Preparing to Welcome Visitors to Lake Luzerne’s Living History
Dan Forbush
I'm looking forward to joining Sue Wilder on May 21 to introduce Voices of Lake Luzerne to a dedicated group of approximately twenty Kinnear Hosts and Lake Luzerne Heritage District Ambassadors — volunteers who help welcome visitors to some of the community’s most important historic places.
Long before someone reads a plaque, opens a guidebook, or listens to an audio tour, they often encounter a human being first — someone who helps transform history from something distant into something personal and alive. The volunteers who greet visitors at the Kinnear Museum and throughout the Heritage District are not simply custodians of buildings and artifacts. They are interpreters of place, memory, and community identity.
And this year, we're giving them a new tool to support their work.

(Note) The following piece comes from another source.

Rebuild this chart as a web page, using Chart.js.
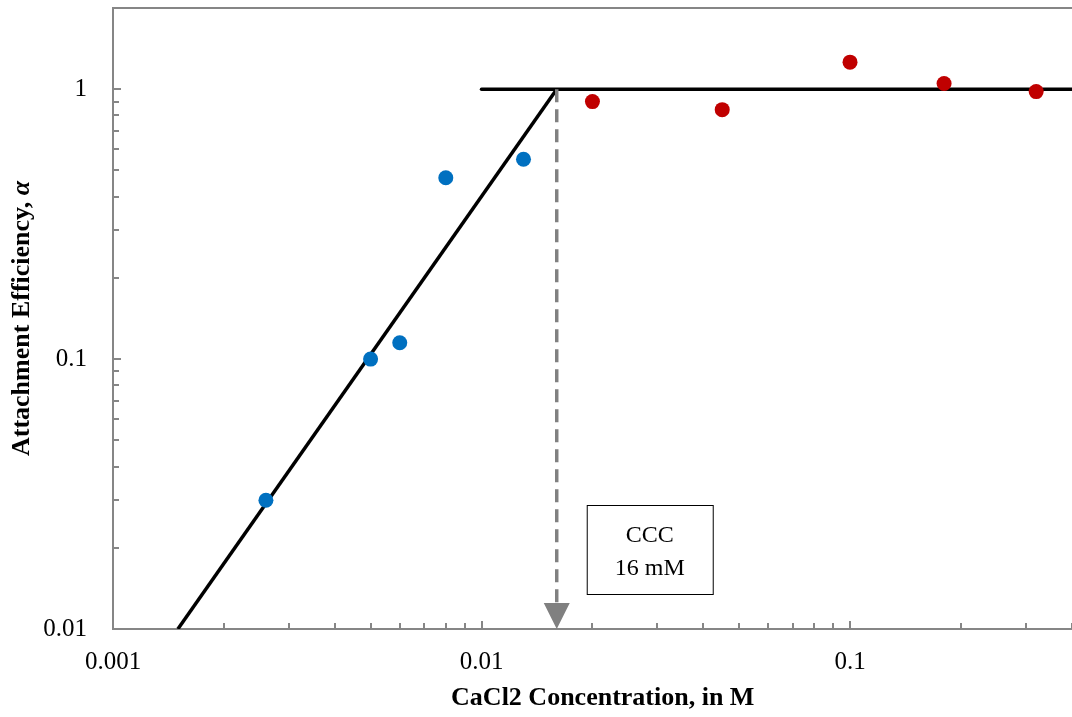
<!DOCTYPE html>
<html>
<head>
<meta charset="utf-8">
<title>Attachment efficiency vs CaCl2</title>
<script src="https://cdn.jsdelivr.net/npm/chart.js@4.4.1/dist/chart.umd.min.js"></script>
<style>
  html, body { margin: 0; padding: 0; background: #fff; overflow: hidden; }
  #wrap { position: relative; width: 1100px; height: 717px; }
</style>
</head>
<body>
<div id="wrap"><canvas id="alphaChart"></canvas></div>
<script>
// concentrações (M) e eficiência de ligação medidas
const concBaixa = [0.0026, 0.005, 0.006, 0.008, 0.013];
const alphaBaixa = [0.03, 0.1, 0.115, 0.47, 0.55];
const concAlta = [0.02, 0.045, 0.1, 0.18, 0.32];
const alphaAlta = [0.9, 0.84, 1.26, 1.05, 0.98];

const X_MIN = 0.001, X_MAX = 0.455;
const Y_MIN = 0.01, Y_MAX = 2;

// ajuste: reta no regime lento até a CCC, depois patamar alfa = 1
const CCC = 0.016;
const retaConc = [0.0015, CCC];
const retaAlpha = [0.01, 1];
const patamarConc = [0.01, X_MAX];
const patamarAlpha = [1, 1];

const rotulosX = ['0.001', '0.01', '0.1'];
const rotulosY = ['0.01', '0.1', '1'];

const FONTE = '"Liberation Serif", "Times New Roman", serif';
const CINZA = '#868686';

const pontos = (xs, ys) => xs.map((x, i) => ({ x, y: ys[i] }));
const ehDecada = v => Math.abs(Math.log10(v) - Math.round(Math.log10(v))) < 1e-6;

// valores 1..9 x 10^n estritamente dentro do intervalo
function marcasLog(min, max) {
  const lista = [];
  for (let e = Math.floor(Math.log10(min)); e <= Math.ceil(Math.log10(max)); e++) {
    for (let s = 1; s <= 9; s++) {
      const v = s * Math.pow(10, e);
      if (v > min * 1.0001 && v < max * 0.9999) lista.push(v);
    }
  }
  return lista;
}

function rotulo(lista) {
  return function (v) {
    if (!ehDecada(v)) return '';
    const txt = String(Number(v.toPrecision(1)));
    return lista.includes(txt) ? txt : '';
  };
}

// zera o espaço extra que o Chart.js reserva para rótulos nas pontas
function semFolga(s) {
  s.paddingTop = 0;
  s.paddingBottom = 0;
  s.paddingLeft = 0;
  s.paddingRight = 0;
}

// marcas de escala voltadas para dentro da área do gráfico
const marcasInternas = {
  id: 'marcasInternas',
  afterDraw(chart) {
    const { ctx, chartArea, scales } = chart;
    ctx.save();
    ctx.strokeStyle = CINZA;
    ctx.lineWidth = 2;
    marcasLog(X_MIN, X_MAX).forEach(v => {
      const px = Math.round(scales.x.getPixelForValue(v));
      const len = ehDecada(v) ? 8 : 6;
      ctx.beginPath();
      ctx.moveTo(px, chartArea.bottom);
      ctx.lineTo(px, chartArea.bottom - len);
      ctx.stroke();
    });
    marcasLog(Y_MIN, Y_MAX).forEach(v => {
      const py = Math.round(scales.y.getPixelForValue(v));
      const len = ehDecada(v) ? 8 : 6;
      ctx.beginPath();
      ctx.moveTo(chartArea.left, py);
      ctx.lineTo(chartArea.left + len, py);
      ctx.stroke();
    });
    ctx.restore();
  }
};

// seta da CCC e caixa de texto
const anotacaoCCC = {
  id: 'anotacaoCCC',
  afterDatasetsDraw(chart) {
    const { ctx, scales } = chart;
    const x = scales.x.getPixelForValue(CCC);
    const yb = scales.y.getPixelForValue(Y_MIN);
    ctx.save();
    ctx.fillStyle = '#808080';
    ctx.beginPath();
    ctx.moveTo(x - 13, yb - 26);
    ctx.lineTo(x + 13, yb - 26);
    ctx.lineTo(x, yb);
    ctx.closePath();
    ctx.fill();

    const bx = x + 30, by = 505, bw = 126, bh = 89;
    ctx.fillStyle = '#fff';
    ctx.fillRect(bx, by, bw, bh);
    ctx.strokeStyle = '#000';
    ctx.lineWidth = 1;
    ctx.strokeRect(bx + 0.5, by + 0.5, bw, bh);
    ctx.fillStyle = '#000';
    ctx.font = '24px ' + FONTE;
    ctx.textAlign = 'center';
    ctx.textBaseline = 'middle';
    ctx.fillText('CCC', bx + bw / 2, by + 31);
    ctx.fillText('16 mM', bx + bw / 2, by + 64);
    ctx.restore();
  }
};

// título do eixo y com o alfa em itálico
const tituloY = {
  id: 'tituloY',
  afterDraw(chart) {
    const { ctx, chartArea } = chart;
    const parte1 = 'Attachment Efficiency, ';
    const parte2 = 'α';
    const f1 = 'bold 26px ' + FONTE;
    const f2 = 'italic bold 26px ' + FONTE;
    ctx.save();
    ctx.font = f1;
    const w1 = ctx.measureText(parte1).width;
    ctx.font = f2;
    const w2 = ctx.measureText(parte2).width;
    ctx.translate(22, (chartArea.top + chartArea.bottom) / 2);
    ctx.rotate(-Math.PI / 2);
    ctx.fillStyle = '#000';
    ctx.textBaseline = 'middle';
    ctx.textAlign = 'left';
    const x0 = -(w1 + w2) / 2;
    ctx.font = f1;
    ctx.fillText(parte1, x0, 0);
    ctx.font = f2;
    ctx.fillText(parte2, x0 + w1, 0);
    ctx.restore();
  }
};

const ctx = document.getElementById('alphaChart').getContext('2d');
new Chart(ctx, {
  type: 'scatter',
  data: {
    datasets: [
      {
        label: 'alpha < 1',
        data: pontos(concBaixa, alphaBaixa),
        backgroundColor: '#0070C0',
        borderWidth: 0,
        pointRadius: 7.5,
        order: 1
      },
      {
        label: 'alpha = 1',
        data: pontos(concAlta, alphaAlta),
        backgroundColor: '#C00000',
        borderWidth: 0,
        pointRadius: 7.5,
        order: 1
      },
      {
        label: 'CCC',
        type: 'line',
        data: pontos([CCC, CCC], [1, Y_MIN]),
        borderColor: '#808080',
        borderWidth: 3.5,
        borderDash: [13, 7],
        pointRadius: 0,
        order: 2
      },
      {
        label: 'reta',
        type: 'line',
        data: pontos(retaConc, retaAlpha),
        borderColor: '#000',
        borderWidth: 3.5,
        pointRadius: 0,
        order: 3
      },
      {
        label: 'patamar',
        type: 'line',
        data: pontos(patamarConc, patamarAlpha),
        borderColor: '#000',
        borderWidth: 3.5,
        borderCapStyle: 'round',
        pointRadius: 0,
        order: 3
      }
    ]
  },
  options: {
    responsive: true,
    maintainAspectRatio: false,
    animation: false,
    layout: { padding: 0 },
    plugins: {
      legend: { display: false },
      tooltip: { enabled: false }
    },
    scales: {
      x: {
        type: 'logarithmic',
        position: 'bottom',
        min: X_MIN,
        max: X_MAX,
        afterFit(s) { s.height = 88; semFolga(s); },
        grid: { display: false },
        border: { color: CINZA, width: 2 },
        ticks: {
          autoSkip: false,
          maxRotation: 0,
          padding: 10,
          color: '#000',
          font: { family: FONTE, size: 25 },
          callback: rotulo(rotulosX)
        },
        title: {
          display: true,
          text: 'CaCl2 Concentration, in M',
          color: '#000',
          font: { family: FONTE, size: 26, weight: 'bold' },
          padding: { top: 0, bottom: 3 }
        }
      },
      xTopo: {
        type: 'logarithmic',
        position: 'top',
        min: X_MIN,
        max: X_MAX,
        afterFit(s) { s.height = 8; semFolga(s); },
        grid: { display: false },
        border: { color: CINZA, width: 2 },
        ticks: { display: false }
      },
      y: {
        type: 'logarithmic',
        position: 'left',
        min: Y_MIN,
        max: Y_MAX,
        afterFit(s) { s.width = 113; semFolga(s); },
        grid: { display: false },
        border: { color: CINZA, width: 2 },
        ticks: {
          autoSkip: false,
          padding: 18,
          color: '#000',
          font: { family: FONTE, size: 25 },
          callback: rotulo(rotulosY)
        }
      }
    }
  },
  plugins: [marcasInternas, anotacaoCCC, tituloY]
});
</script>
</body>
</html>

Voices of Lake Luzerne is an immersive GPS-guided audio experience that tells residents and visitors the history of the town via first-person stories generated by AI in the voices of the town's most notable figures in history.

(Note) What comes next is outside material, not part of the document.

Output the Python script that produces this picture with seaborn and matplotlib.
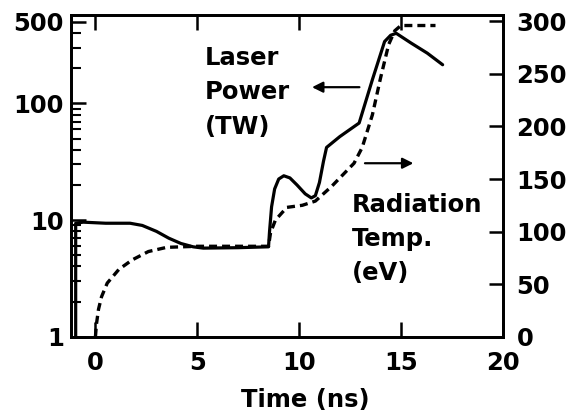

“We are a mature group of volunteers who are anxious to impress our young and younger group of visitors this summer to our historic sites,” Sue explained recently. “Our aim is to make the guides comfortable using the audio app on their phone.”
There is something deeply encouraging in that statement.
Too often, conversations about technology assume a divide between generations — as though digital tools belong naturally to the young while older generations are expected to stand aside. What’s happening in Lake Luzerne suggests something entirely different: experienced community volunteers actively embracing new ways to share stories, connect with visitors, and preserve local heritage.
That spirit of curiosity and willingness to learn may be one of the most important ingredients in the project’s success. Participants will have the opportunity to explore how the audio tours work, how stories are triggered geographically, how visitors navigate the experience on their phones, and how these tools can enrich conversations at historic sites rather than replace them.
In many ways, the technology becomes an invitation to more human interaction, not less.
Visitors may arrive after listening to a story about Rockwell Falls, the Wayside Inn, the old pulp mill, Gailey Hill School, or the community’s churches and resorts. The volunteers then become part of the experience itself — answering questions, adding personal insight, sharing memories, and helping connect the digital narrative to the physical landscape surrounding them.